Yue
Feng’s specialty is facing down large gangs of lead pipe wielding toughs. He is so good at it, he has done time. There is a reason they used to call him “the
Street Fighter.” He would like to put
his old life behind him, but obviously that is not going to happen. Billed as China’s first mixed martial arts
movie, writer-action director-lead actor-co-director-co-editor Yuen Song &
co-director Zhong Lei bring it old school in The King of the Streets (trailer here), which is now
available on DVD and Blu-ray from Well Go USA.
Yue
Feng has just been released from prison, but the death of a rival gang member
still troubles his conscience.

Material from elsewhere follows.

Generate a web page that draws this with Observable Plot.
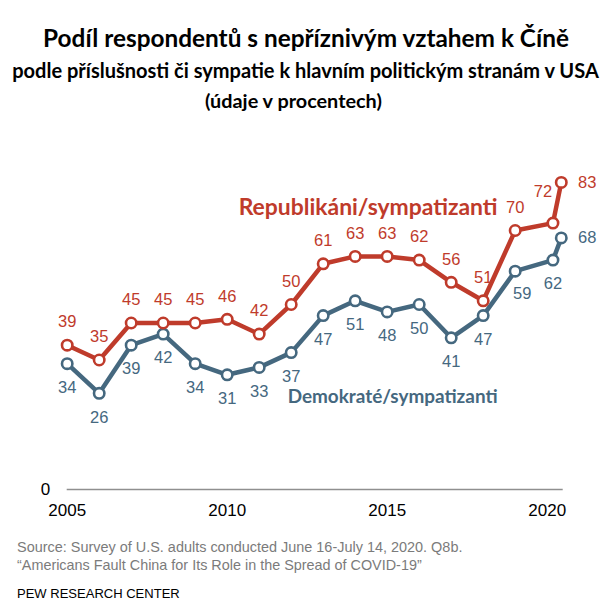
<!DOCTYPE html>
<html>
<head>
<meta charset="utf-8">
<script src="https://cdn.jsdelivr.net/npm/d3@7"></script>
<script src="https://cdn.jsdelivr.net/npm/@observablehq/plot@0.6"></script>
<style>
  html, body { margin: 0; padding: 0; background: #fff; }
  #wrap { position: relative; width: 605px; height: 616px; overflow: hidden; }
  .t { position: absolute; white-space: nowrap; line-height: 1; }
  .title { font-family: Lato, "Open Sans", sans-serif; font-weight: 700; color: #000; }
  .cap { font-family: "Liberation Sans Narrow", "Liberation Sans", Arial, sans-serif; color: #7b7b7b; }
  #chart { position: absolute; left: 0; top: 120px; }
</style>
</head>
<body>
<div id="wrap">
  <div class="t title" id="t1">Podíl respondentů s nepříznivým vztahem k Číně</div>
  <div class="t title" id="t2">podle příslušnosti či sympatie k hlavním politickým stranám v USA</div>
  <div class="t title" id="t3">(údaje v procentech)</div>
  <div id="chart"></div>
  <div class="t cap" id="c1">Source: Survey of U.S. adults conducted June 16-July 14, 2020. Q8b.</div>
  <div class="t cap" id="c2">“Americans Fault China for Its Role in the Spread of COVID-19”</div>
  <div class="t cap" id="c3" style="color:#000">PEW RESEARCH CENTER</div>
</div>
<script>
// ---- data ----
const years = [2005, 2006, 2007, 2008, 2009, 2010, 2011, 2012, 2013, 2014, 2015, 2016, 2017, 2018, 2019, 2020.18, 2020.44];
const repValues = [39, 35, 45, 45, 45, 46, 42, 50, 61, 63, 63, 62, 56, 51, 70, 72, 83];
const demValues = [34, 26, 39, 42, 34, 31, 33, 37, 47, 51, 48, 50, 41, 47, 59, 62, 68];
const xTicks = [2005, 2010, 2015, 2020];
const yTicks = [0];
const seriesNames = ["Republikáni/sympatizanti", "Demokraté/sympatizanti"];

const RED = "#bf3b2b";
const BLUE = "#45687f";

const rep = years.map((year, i) => ({year, value: repValues[i], i}));
const dem = years.map((year, i) => ({year, value: demValues[i], i}));
const last = years.length - 1;

const numFont = {fontFamily: "Liberation Sans, Arial, sans-serif", fontSize: 16.5};

const chart = Plot.plot({
  width: 605,
  height: 405,
  marginLeft: 66.7,
  marginRight: 42.3,
  marginTop: 36,
  marginBottom: 36,
  x: {domain: [2005, 2020.5]},
  y: {domain: [0, 90]},
  style: {fontFamily: "Liberation Sans, Arial, sans-serif", fontSize: "17px", color: "#000", background: "transparent", overflow: "visible"},
  marks: [
    Plot.ruleY(yTicks, {stroke: "#8f8f8f", strokeWidth: 1.3}),
    Plot.axisX({ticks: xTicks, tickSize: 0, tickPadding: 14, tickFormat: "d", fontSize: 17, label: null}),
    Plot.axisY({ticks: yTicks, tickSize: 0, tickPadding: 17, fontSize: 17, label: null}),
    Plot.line(dem, {x: "year", y: "value", stroke: BLUE, strokeWidth: 4.5, strokeLinejoin: "round"}),
    Plot.line(rep, {x: "year", y: "value", stroke: RED, strokeWidth: 4.5, strokeLinejoin: "round"}),
    Plot.dot(dem, {x: "year", y: "value", r: 5.2, fill: "#fff", stroke: BLUE, strokeWidth: 2.6}),
    Plot.dot(rep, {x: "year", y: "value", r: 5.2, fill: "#fff", stroke: RED, strokeWidth: 2.6}),
    // value labels: Republicans above, Democrats below
    Plot.text(rep.filter(d => d.i < last - 1), {x: "year", y: "value", text: "value", dy: -23, fill: RED, ...numFont}),
    Plot.text(rep.filter(d => d.i === last - 1), {x: "year", y: "value", text: "value", dy: -31, dx: -10, fill: RED, ...numFont}),
    Plot.text(rep.filter(d => d.i === last), {x: "year", y: "value", text: "value", dx: 26, fill: RED, ...numFont}),
    Plot.text(dem.filter(d => d.i < last - 2 || d.i === last - 1), {x: "year", y: "value", text: "value", dy: 24, fill: BLUE, ...numFont}),
    Plot.text(dem.filter(d => d.i === last - 2), {x: "year", y: "value", text: "value", dy: 23, dx: 7, fill: BLUE, ...numFont}),
    Plot.text(dem.filter(d => d.i === last), {x: "year", y: "value", text: "value", dx: 26, fill: BLUE, ...numFont}),
    // series labels
    Plot.text([seriesNames[0]], {x: 2018.45, y: 76.2, text: d => d, textAnchor: "end", fill: RED, fontFamily: "Lato, sans-serif", fontWeight: 700, fontSize: 20}),
    Plot.text([seriesNames[1]], {x: 2018.45, y: 24.9, text: d => d, textAnchor: "end", fill: BLUE, fontFamily: "Lato, sans-serif", fontWeight: 700, fontSize: 20})
  ]
});
document.getElementById("chart").appendChild(chart);

// fit series labels to reference widths
const targets = {[seriesNames[0]]: 259, [seriesNames[1]]: 210};
chart.querySelectorAll("text").forEach(t => {
  const w = targets[t.textContent];
  if (w) {
    const fs = 20;
    const bw = t.getBBox().width;
    t.setAttribute("font-size", (fs * w / bw).toFixed(2));
  }
});

// fit HTML texts to reference widths and centres
function fit(id, width, x, cy, anchor, base) {
  const el = document.getElementById(id);
  el.style.fontSize = base + "px";
  const w = el.getBoundingClientRect().width;
  const fs = base * width / w;
  el.style.fontSize = fs + "px";
  const r = el.getBoundingClientRect();
  el.style.top = (cy - r.height / 2) + "px";
  el.style.left = (anchor === "middle" ? x - r.width / 2 : x) + "px";
}
fit("t1", 526, 306, 38, "middle", 24);
fit("t2", 587, 305.5, 70, "middle", 19);
fit("t3", 177, 293.5, 101, "middle", 19);
fit("c1", 446, 17, 547, "start", 15);
fit("c2", 405, 17, 565, "start", 15);
fit("c3", 163, 17, 594, "start", 15);
</script>
</body>
</html>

Yes, the
punk had it coming, but he is a sensitive street fighter. Resolving to go straight, he takes a job with
a moving company. While delivering some
donated equipment to a private orphanage, Yue Feng meets Li, an attractive
volunteer. She has a few moves herself,
but nothing like the Street Fighter. Soon, he is volunteering regularly. At first, he is just helping out with the
kids and lifting heavy things, but soon he is fighting off the hired muscle
trying to run the orphanage off its prime piece of real estate.
King, the throwback
throwdown, mixes generous helpings of no holds-barred street melee with old
fashioned melodramatic angst. It is
impossible to miss Yue’s themes of redemption and loyalty, but he sure can mix
it up. To be fair, he also develops respectable
romantic chemistry with Becki Li. Yue’s fellow professional fighters Hou Xu,
Kang En, Yang Jianping, and the Chang Long Stunt Team also clearly know how to
give and take a punch. Nobody was really
hired for the acting chops (except maybe Li), but so be it.
Almost
entirely staged in abandoned warehouses and back alleys, Yue’s film has a Spartan
vibe and a dramatic simplicity that is frankly rather aesthetically
appealing. Co-cinematographers Liu
Zhangmu and Li You earn style points with the black-and-white flashback
interludes, while consistently maintaining an icy slick look.